Any change in offshore investment capital—including share transfers in the offshore holding company (HoldCo)—requires an amendment to the OIRC. This applies regardless of whether the offshore entity is listed or unlisted. Consequently, post-listing share transactions may still be subject to Vietnamese regulatory oversight, complicating the expected flexibility of offshore equity dealings.

4. Restrictions on Foreign-Invested Enterprises (FIEs)

FIEs (entities with over 50% foreign ownership) face stricter capital sourcing rules. Unlike local enterprises, FIEs must fund offshore investments solely from their equity capital, excluding amounts already allocated for domestic operations. Retained earnings from offshore projects cannot be reinvested directly but must first be repatriated to Vietnam, limiting reinvestment flexibility.

5. Share Swaps and Offshore Structuring

Vietnamese investors may use domestic shares, capital contributions, or investment projects to acquire equity in offshore entities. While this principle is generally accepted, using such assets to establish a new offshore company remains legally ambiguous and uncommon. The OIRC process for share swap structures is more complex and may raise additional legal and procedural hurdles.

6. Frequent OIRC Amendment Triggers

Under current regulations, even minor changes—such as project location, reinvestment of retained earnings, or adjustments to investment capital—can trigger the need to amend the OIRC. For projects requiring IPA, this may involve renewed approval from the National Assembly or Prime Minister. For others, MPI approval is required, often with input from SBV and other authorities, adding to the administrative burden.

7. Ongoing Reporting and Compliance Obligations

Investors must comply with extensive post-licensing requirements, including:

  • Reporting to MPI, SBV, MOF, and Vietnam’s overseas representative offices;
  • Submitting reports after receiving foreign investment approval;
  • Quarterly and annual reports;
  • Reports following tax finalization in the host country.

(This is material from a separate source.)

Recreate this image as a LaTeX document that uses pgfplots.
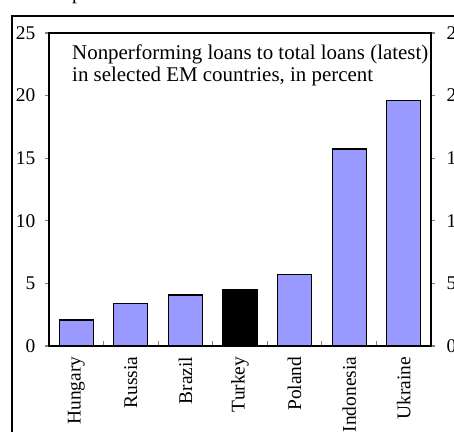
\documentclass[border=0pt]{standalone}
\usepackage{pgfplots}
\pgfplotsset{compat=1.18}
\usepackage{fontspec}
\setmainfont{Liberation Serif}
\definecolor{barblue}{RGB}{153,153,255}
\begin{document}
\fontsize{19.5}{22.5}\selectfont
\begin{tikzpicture}[x=1bp,y=1bp]
\clip (0,0) rectangle (454,431);
\draw[line width=1.5bp] (12,-5) -- (12,415) -- (470,415);
\node[anchor=base,inner sep=0,font=\fontsize{20}{22}\selectfont] at (77,431) {p};
\pgfplotsset{myax/.style={
  at={(49bp,85bp)}, anchor=south west, scale only axis,
  width=382bp, height=313bp,
  xmin=-0.5, xmax=6.5, ymin=0, ymax=25,
  axis line style={line width=1.3bp},
  /pgf/number format/assume math mode=true,
  tick label style={font=\fontsize{19.5}{22}\selectfont},
}}
\begin{axis}[myax,
  ytick=\empty,
  xtick={0,...,6},
  xticklabels={Hungary,Russia,Brazil,Turkey,Poland,Indonesia,Ukraine},
  major x tick style={draw=none},
  major tick length=0pt,
  minor xtick={0.5,1.5,...,5.5},
  minor tick length=5bp,
  minor x tick style={line width=1.2bp},
  tick align=inside,
  xtick pos=bottom,
  x tick label style={rotate=90,anchor=east},
  xticklabel shift=4bp,
]
\addplot[ybar, bar shift=0pt, bar width=34bp, fill=barblue, draw=black, line width=1.2bp]
  coordinates {(0,2.08) (1,3.41) (2,4.07) (4,5.73) (5,15.74) (6,19.6)};
\addplot[ybar, bar shift=0pt, bar width=34bp, fill=black, draw=black, line width=1.2bp]
  coordinates {(3,4.47)};
\end{axis}
\begin{axis}[myax,
  xtick=\empty,
  ytick={0,5,...,25},
  ytick pos=left,
  tick align=outside,
  major tick length=4bp,
  y tick style={line width=1.2bp},
  yticklabel style={xshift=-3bp},
]
\end{axis}
\begin{axis}[myax,
  xtick=\empty,
  ytick={0,5,...,25},
  ytick pos=right,
  yticklabel pos=right,
  tick align=outside,
  major tick length=4bp,
  y tick style={line width=1.2bp},
  yticklabel style={xshift=5bp},
]
\end{axis}
\node[anchor=base west,inner sep=0,font=\fontsize{21}{23}\selectfont] at (72,372) {Nonperforming loans to total loans (latest)};
\node[anchor=base west,inner sep=0,font=\fontsize{21}{23}\selectfont] at (72,349.5) {in selected EM countries, in percent};
\end{tikzpicture}
\end{document}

8. Profit Repatriation Requirements

Profits from offshore investments must be repatriated to Vietnam within six months of the host country’s tax finalization report, unless retained for reinvestment. Any delay must be pre-approved by MPI and SBV and must not exceed 18 months. Reinvestment of profits requires either an OIRC amendment or a new OIRC if applied to a new project.

Conclusion

While corporate inversion offers strategic advantages for overseas listing, Vietnamese investors must carefully assess the regulatory landscape. From OIRC procedures and IPA thresholds to capital sourcing and post-investment obligations, each step involves legal complexity and potential delays. Early planning and proactive legal structuring are essential to mitigate risks and ensure compliance.